- Interactive map of Esit Eket
- Esit Eket Location within Nigeria
- Coordinates: 4°39′38″N 8°04′0″E﻿ / ﻿4.66056°N 8.06667°E
- Country: Nigeria
- State: Akwa Ibom State

Government
- • Chairman: Iniobong R. Namnso

Area
- • Total: 148.2 km^{2} (57.2 sq mi)

Population (2022)
- • Total: 80,900
- • Density: 546/km^{2} (1,410/sq mi)
- Time zone: UTC+1 (WAT)

= Esit Eket =

Town and Local Government Area of Akwa Ibom State, southern Nigeria

Esit Eket is a town and Local Government Area of Akwa Ibom State, southern Nigeria.

The administrative center of Esit Eket Local Government Area is situated in the town of Uquo, which is located within the Akwa Ibom South Senatorial Zone of the state, the Local Government Area comprises Uquo, Etebi, Akoiyak, Atia, Ekpene Obo, Ikpa, Edo, Akpautong, Afaha Ekpene Edi, Ntak Iyang, Odoro Nkit, Udua Akok, Uqua Isi Edoho, and Ebe Ekpi as its constituent areas.

Esit Eket Local Government is highlighted on the country's map. There is a growing advocacy for the establishment of a development commission to address the needs of oil-producing communities in Akwa Ibom. This information is sourced from an article by Cletus Ukpong.

== State Assembly Members ==
Three State Assembly Members serve as your representatives in the Akwa Ibom State Assembly. They are responsible for various areas, including budget, culture, sport and tourism, health, planning, transport, and roads.

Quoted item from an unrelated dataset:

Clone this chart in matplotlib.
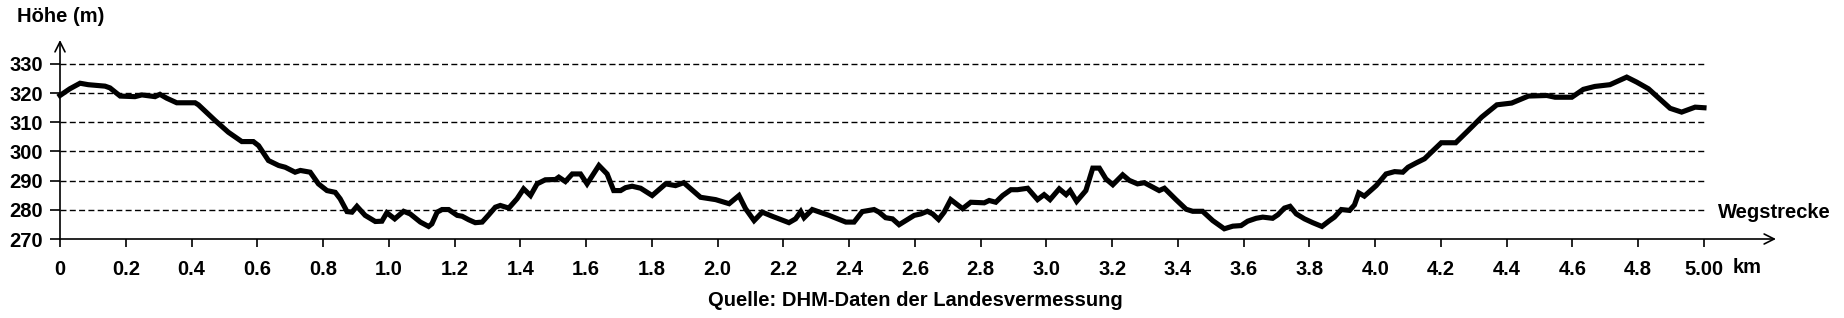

Here are the representatives and their constituencies:

1. David Lawrence Udofa - Represents Eket under the Peoples Democratic Party.
2. Nse Udofot Essien - Represents Onna under the Peoples Democratic Party
3. Usoro Samuel Akpanusoh - Represents Esit Eket/Ibeno under the Peoples Democratic Party.

== Federal House of Reps. Members ==
One Representative serves the Eket/Esit Eket/Onna/Ibeno constituency in the Federal House of Representatives, which is the Lower House of the national legislature. The House of Representatives is tasked with legislating for the country and overseeing various aspects of government.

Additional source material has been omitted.